# Selfies



## Nick0514 (Oct 19, 2016)

Fellas and Ladies, you're married do you support your wife or husbands selfies? How many selfies can you handle? Do selfies make the person self centered or lacking confidence? Please be respectful just starting a topic.


----------



## Personal (Jan 16, 2014)

...


----------



## Spicy (Jun 18, 2016)

I take them for my work if I am at a destination and he isn't with me at the moment. I probably take one for every three hundred my kids take!


----------



## frusdil (Sep 5, 2013)

I'm not into the whole selfie thing either...don't get it at all lol.


----------



## arbitrator (Feb 13, 2012)

*I absolutely loathe "selfies!"

They, with rare exception, are nothing more than an ego extension!*
_Posted via Mobile Device_


----------



## thenub (Oct 3, 2014)

They are just a waste of very limited storage space on a phone. 
Selfies are however a good barometer of one vanity. 


Sent from my iPhone using Tapatalk


----------



## Satya (Jun 22, 2012)

Sometimes, Constable Odo and I take selfies, but only because his mom loves pictures and always wants ones from the events we go to. Most of the time, we forget to get pictures.


----------



## lucy999 (Sep 28, 2014)

I think it may be a generational thing. I am double your age. I am 48. My boyfriend is 44. I sometimes look at FB and laugh at the copious amount of selfies among young people. Especially women.

I think a plethora of selfies shows quite a bit of vanity and perhaps lack of self esteem.They need outside validation.

And for the record, I am literally cringing right now because I said "young people". OMG.

Sent from my SM-G935V using Tapatalk


----------



## CuriousBlue (Oct 7, 2016)

Be very very careful who you send them to. and then, it's still a mistake.

they show up everywhere on the internet. people make money off of them. even if they are fully clothed. people love fotoshop and make convincing nudes with them. of course with the face untouched.

and if they are nudes to begin with, they pair them with clothed pics they find of the same person.
always a mistake to send. especially in an email.


----------



## CharlieParker (Aug 15, 2012)

lucy999 said:


> And for the record, I am literally cringing right now because I said "young people". OMG.


I'll do it for you, * shakes fist * I’m so old, 48 also, I can remember getting through an entire day without taking a picture of anything.

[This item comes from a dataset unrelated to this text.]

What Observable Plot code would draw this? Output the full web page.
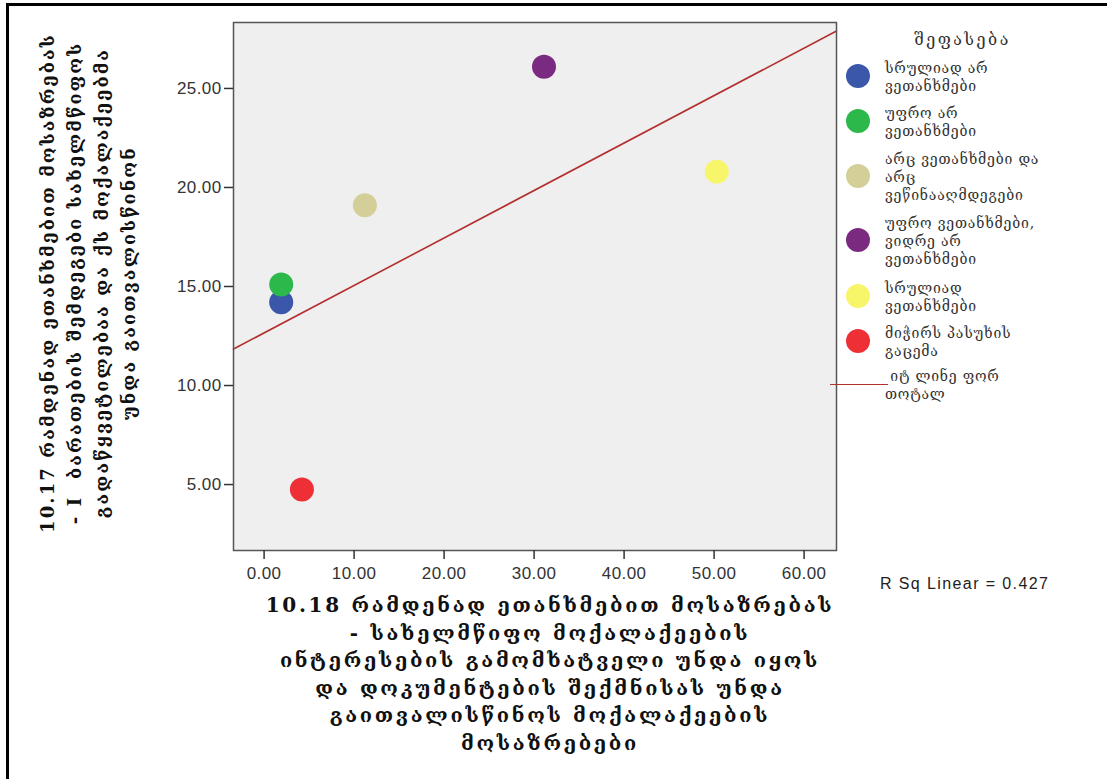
<!DOCTYPE html>
<html>
<head>
<meta charset="utf-8">
<script src="https://cdn.jsdelivr.net/npm/d3@7"></script>
<script src="https://cdn.jsdelivr.net/npm/@observablehq/plot@0.6"></script>
<style>
  html, body { margin: 0; padding: 0; background: #fff; }
  #wrap { position: relative; width: 1107px; height: 779px; overflow: hidden; }
  #border { position: absolute; left: 6px; top: 3px; right: 0; bottom: 0; border-left: 3px solid #000; border-top: 3px solid #000; }
  #chart { position: absolute; left: 0; top: 0; }
  .ytitle { position: absolute; left: 88px; top: 283px; width: 560px; transform: translate(-50%, -50%) rotate(-90deg);
    font-family: "DejaVu Serif", serif; font-weight: bold; font-size: 18px; letter-spacing: 2.1px; line-height: 27px; text-align: center; color: #111; white-space: pre; }
  .xtitle { position: absolute; left: 550px; top: 592px; transform: translateX(-50%);
    font-family: "DejaVu Serif", serif; font-weight: bold; font-size: 20px; letter-spacing: 2.7px; line-height: 27.5px; text-align: center; color: #111; white-space: pre; }
  .legend { position: absolute; left: 840px; top: 30px; font-family: "DejaVu Serif", serif; font-size: 14px; letter-spacing: 0.8px; color: #333; }
  .ltitle { position: absolute; left: 50px; top: 0px; width: 145px; text-align: center; font-size: 16px; letter-spacing: 2.5px; white-space: nowrap; }
  .item { position: absolute; left: 0; white-space: nowrap; }
  .item .sw { position: absolute; left: 6px; width: 24px; height: 24px; border-radius: 50%; }
  .item .tx { position: absolute; left: 45px; line-height: 18px; }
  .rsq { position: absolute; left: 880px; top: 575px; font-family: "Liberation Sans", Arial, sans-serif; font-size: 16px; letter-spacing: 1.4px; color: #222; }
</style>
</head>
<body>
<div id="wrap">
  <div id="border"></div>
  <div id="chart"></div>
  <div class="ytitle" id="ytitle"></div>
  <div class="xtitle" id="xtitle"></div>
  <div class="legend" id="legend"></div>
  <div class="rsq" id="rsq"></div>
</div>
<script>
// ---- data ----
const categories = [
  "სრულიად არ ვეთანხმები",
  "უფრო არ ვეთანხმები",
  "არც ვეთანხმები და არც ვეწინააღმდეგები",
  "უფრო ვეთანხმები, ვიდრე არ ვეთანხმები",
  "სრულიად ვეთანხმები",
  "მიჭირს პასუხის გაცემა"
];
const legendLines = [
  ["სრულიად არ", "ვეთანხმები"],
  ["უფრო არ", "ვეთანხმები"],
  ["არც ვეთანხმები და", "არც", "ვეწინააღმდეგები"],
  ["უფრო ვეთანხმები,", "ვიდრე არ", "ვეთანხმები"],
  ["სრულიად", "ვეთანხმები"],
  ["მიჭირს პასუხის", "გაცემა"]
];
const xValues = [1.9, 1.9, 11.2, 31.1, 50.3, 4.2];
const yValues = [14.2, 15.1, 19.1, 26.1, 20.8, 4.75];
const colors = ["#3a57a9", "#2db84b", "#d4cf98", "#7a2a80", "#f7f66a", "#ee2f36"];
const xTicks = [0, 10, 20, 30, 40, 50, 60];
const yTicks = [5, 10, 15, 20, 25];
const legendTitle = "შეფასება";
const fitLabel = [" იტ ლინე ფორ", "თოტალ"];
const rsqLabel = "R Sq Linear = 0.427";
const xTitleLines = [
  "10.18 რამდენად ეთანხმებით მოსაზრებას",
  "- სახელმწიფო მოქალაქეების",
  "ინტერესების გამომხატველი უნდა იყოს",
  "და დოკუმენტების შექმნისას უნდა",
  "გაითვალისწინოს მოქალაქეების",
  "მოსაზრებები"
];
const yTitleLines = [
  "10.17 რამდენად ეთანხმებით მოსაზრებას",
  "- I  ბარათების შემდეგები სახელმწიფოს",
  "გადაწყვეტილებაა და ქს მოქალაქეებმა",
  "უნდა გაითვალისწინონ"
];

// ---- derived table ----
const points = categories.map((c, i) => ({cat: c, x: xValues[i], y: yValues[i]}));
const mx = d3.mean(xValues), my = d3.mean(yValues);
const slope = d3.sum(points, p => (p.x - mx) * (p.y - my)) / d3.sum(points, p => (p.x - mx) ** 2);
const intercept = my - slope * mx;
const xDomain = [-3.4, 63.6];
const yDomain = [1.67, 28.33];
const fit = xDomain.map(x => ({x, y: intercept + slope * x}));

const fmt = d3.format(".2f");
const chart = Plot.plot({
  width: 1107,
  height: 779,
  marginLeft: 233,
  marginRight: 271,
  marginTop: 22,
  marginBottom: 229,
  style: {fontFamily: "'Liberation Sans', Arial, sans-serif", fontSize: "17px", color: "#333", background: "transparent"},
  x: {domain: xDomain, label: null},
  y: {domain: yDomain, label: null},
  color: {domain: categories, range: colors},
  marks: [
    Plot.frame({fill: "#efefef", stroke: "none"}),
    Plot.line(fit, {x: "x", y: "y", stroke: "#b3302f", strokeWidth: 1.6}),
    Plot.dot(points, {x: "x", y: "y", fill: "cat", r: 12, stroke: "none"}),
    Plot.frame({stroke: "#555", strokeWidth: 1.5}),
    Plot.axisX({ticks: xTicks, tickFormat: fmt, tickSize: 9, tickPadding: 7, stroke: "#333", strokeWidth: 1.5, fill: "#333", fontSize: 17, label: null}),
    Plot.axisY({ticks: yTicks, tickFormat: fmt, tickSize: 9, tickPadding: 3, stroke: "#333", strokeWidth: 1.5, fill: "#333", fontSize: 17, label: null})
  ]
});
d3.select(chart).selectAll("text")
  .attr("font-size", 17)
  .style("font-size", "17px")
  .style("font-family", "'Liberation Sans', Arial, sans-serif")
  .style("letter-spacing", "0.4px");
document.getElementById("chart").appendChild(chart);

document.getElementById("ytitle").textContent = yTitleLines.join("\n");
document.getElementById("xtitle").textContent = xTitleLines.join("\n");
document.getElementById("rsq").textContent = rsqLabel;

// legend
const lg = document.getElementById("legend");
const lt = document.createElement("div");
lt.className = "ltitle"; lt.textContent = legendTitle; lg.appendChild(lt);
const markerY = [46, 91, 146, 210, 266, 311];
categories.forEach((c, i) => {
  const it = document.createElement("div");
  it.className = "item";
  it.style.top = (markerY[i] - 12) + "px";
  const sw = document.createElement("div");
  sw.className = "sw"; sw.style.background = colors[i];
  const tx = document.createElement("div");
  tx.className = "tx";
  const n = legendLines[i].length;
  tx.style.top = (12 - n * 18 / 2 + 1) + "px";
  tx.innerHTML = legendLines[i].join("<br>");
  it.appendChild(sw); it.appendChild(tx);
  lg.appendChild(it);
});
const fitItem = document.createElement("div");
fitItem.className = "item";
fitItem.style.top = "337px";
fitItem.innerHTML = '<div style="position:absolute;left:-10px;top:17px;width:58px;height:0;border-top:1.6px solid #b3302f"></div>' +
  '<div class="tx" style="top:0px;white-space:pre">' + fitLabel.join("<br>") + '</div>';
lg.appendChild(fitItem);
</script>
</body>
</html>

We basically only take a selfie in our airline seat at the start of a vacation or other journey. We don't take enough pictures of ourselves in general. One should have a fairly recent photo of oneself, at the very least for the detectives, err, parents.


----------



## peacem (Oct 25, 2014)

lucy999 said:


> I think it may be a generational thing. I am double your age. I am 48. My boyfriend is 44. I sometimes look at FB and laugh at the copious amount of selfies among young people. Especially women.
> 
> I think a plethora of selfies shows quite a bit of vanity and perhaps lack of self esteem.They need outside validation.
> 
> ...


I was feeling a bit judgemental towards my 15 year old niece at the weekend. She must have taken 100 pics of herself in one day, but chose only one or two to put on her social media. I was thinking this cannot be healthy. 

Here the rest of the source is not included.